- [RECORDS SUPPLIED]:
★ ★ ★
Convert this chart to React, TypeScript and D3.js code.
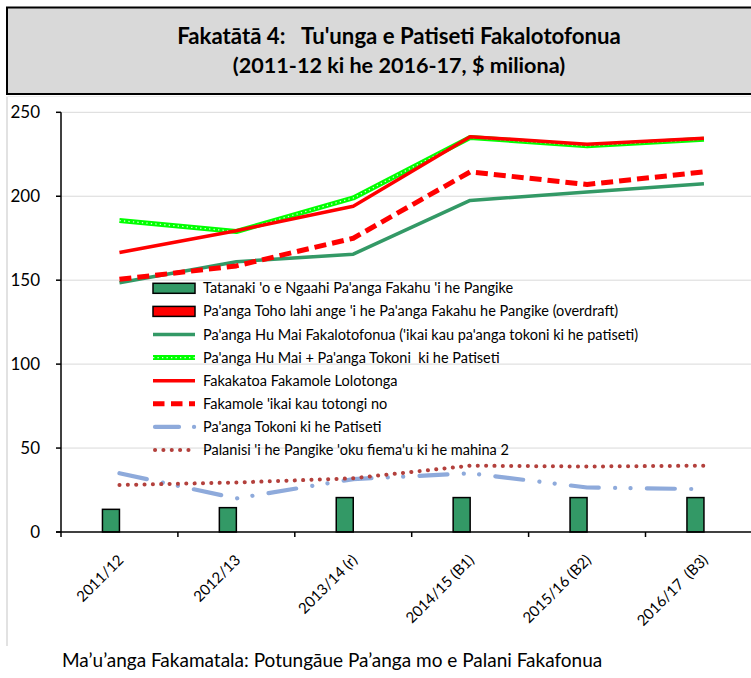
★ ★ ★
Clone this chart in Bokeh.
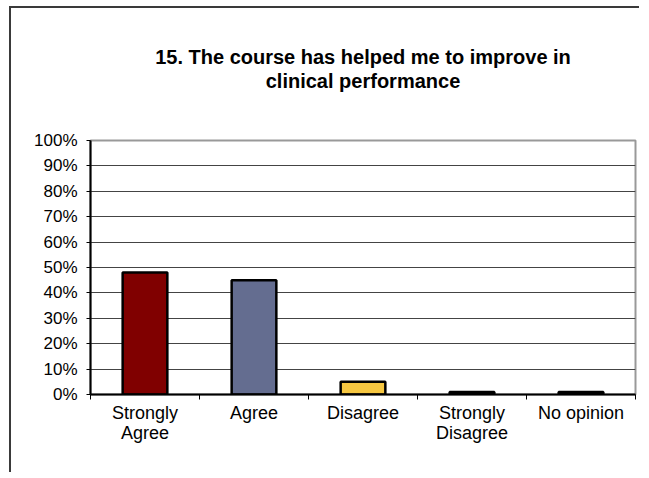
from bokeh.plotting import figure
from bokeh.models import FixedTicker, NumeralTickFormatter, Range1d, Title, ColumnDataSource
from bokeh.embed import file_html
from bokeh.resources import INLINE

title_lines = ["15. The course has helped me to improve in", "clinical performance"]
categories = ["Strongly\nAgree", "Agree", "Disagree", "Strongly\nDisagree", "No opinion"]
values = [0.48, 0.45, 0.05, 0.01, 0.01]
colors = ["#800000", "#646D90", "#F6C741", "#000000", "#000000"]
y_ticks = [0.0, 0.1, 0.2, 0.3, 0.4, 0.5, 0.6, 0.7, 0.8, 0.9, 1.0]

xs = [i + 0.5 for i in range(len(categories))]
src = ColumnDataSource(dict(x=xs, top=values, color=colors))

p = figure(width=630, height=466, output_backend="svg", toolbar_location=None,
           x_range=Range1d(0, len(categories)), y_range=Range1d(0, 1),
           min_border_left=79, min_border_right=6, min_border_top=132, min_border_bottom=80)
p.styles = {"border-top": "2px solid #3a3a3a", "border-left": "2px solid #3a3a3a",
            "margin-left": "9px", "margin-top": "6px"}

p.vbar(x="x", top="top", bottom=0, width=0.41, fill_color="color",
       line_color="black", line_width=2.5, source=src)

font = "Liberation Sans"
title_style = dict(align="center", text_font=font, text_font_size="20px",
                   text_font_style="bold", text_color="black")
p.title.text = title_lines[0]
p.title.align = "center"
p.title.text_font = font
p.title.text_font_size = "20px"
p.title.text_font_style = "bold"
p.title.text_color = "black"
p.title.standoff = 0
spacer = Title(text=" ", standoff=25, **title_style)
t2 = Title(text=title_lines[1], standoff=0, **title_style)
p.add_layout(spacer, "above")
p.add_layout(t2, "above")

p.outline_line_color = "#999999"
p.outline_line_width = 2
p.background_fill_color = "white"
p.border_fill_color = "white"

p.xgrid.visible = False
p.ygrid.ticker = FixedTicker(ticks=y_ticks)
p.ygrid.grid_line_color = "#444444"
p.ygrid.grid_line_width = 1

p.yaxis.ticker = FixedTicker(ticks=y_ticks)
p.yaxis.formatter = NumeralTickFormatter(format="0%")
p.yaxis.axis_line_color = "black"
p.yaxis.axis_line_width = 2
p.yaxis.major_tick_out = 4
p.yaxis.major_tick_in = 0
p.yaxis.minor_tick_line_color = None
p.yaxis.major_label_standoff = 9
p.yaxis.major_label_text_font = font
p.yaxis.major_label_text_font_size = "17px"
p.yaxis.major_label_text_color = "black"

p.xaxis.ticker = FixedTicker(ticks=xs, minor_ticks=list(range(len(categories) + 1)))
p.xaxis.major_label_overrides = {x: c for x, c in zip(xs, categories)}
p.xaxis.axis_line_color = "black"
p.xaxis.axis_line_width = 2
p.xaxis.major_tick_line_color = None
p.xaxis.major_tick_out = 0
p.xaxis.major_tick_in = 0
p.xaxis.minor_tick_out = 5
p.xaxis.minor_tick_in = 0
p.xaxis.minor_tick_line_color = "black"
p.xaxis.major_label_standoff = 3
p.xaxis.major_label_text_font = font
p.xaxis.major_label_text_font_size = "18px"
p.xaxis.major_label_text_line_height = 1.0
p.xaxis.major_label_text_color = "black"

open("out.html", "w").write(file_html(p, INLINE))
★ ★ ★
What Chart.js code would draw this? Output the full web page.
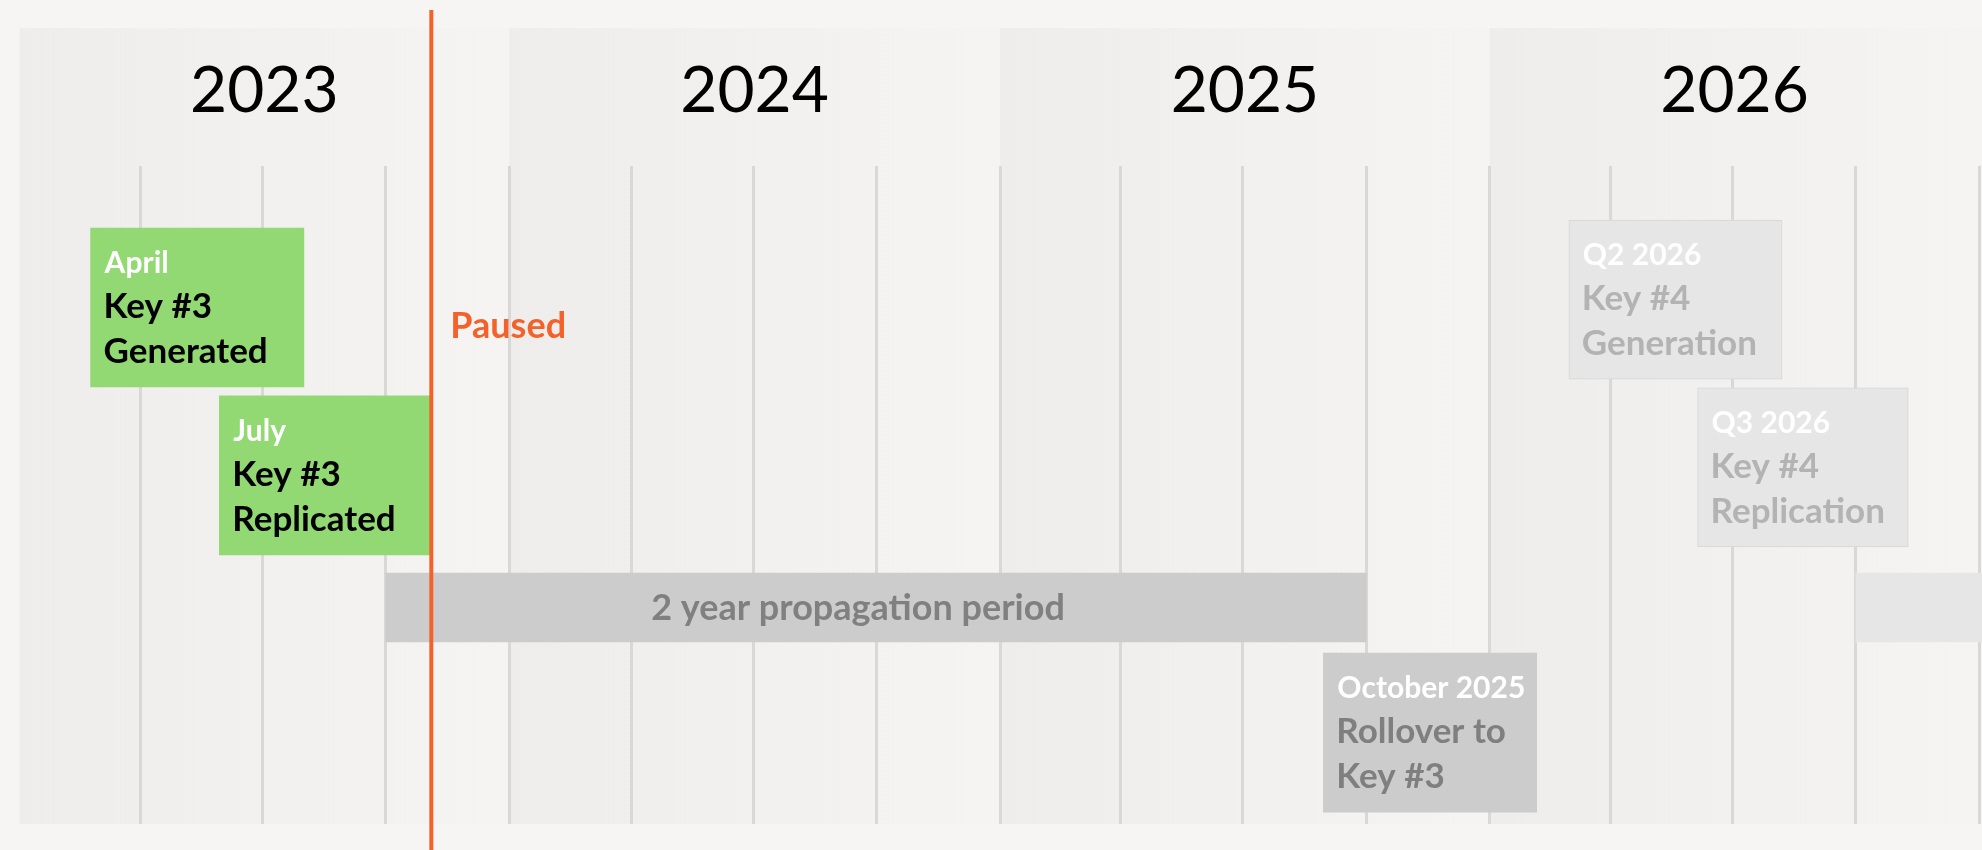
★ ★ ★
- [WORK TO DO]:
Only the number should be given: how many lines of the data contain the word "code"?

- [COMPLETED EXERCISE]:
2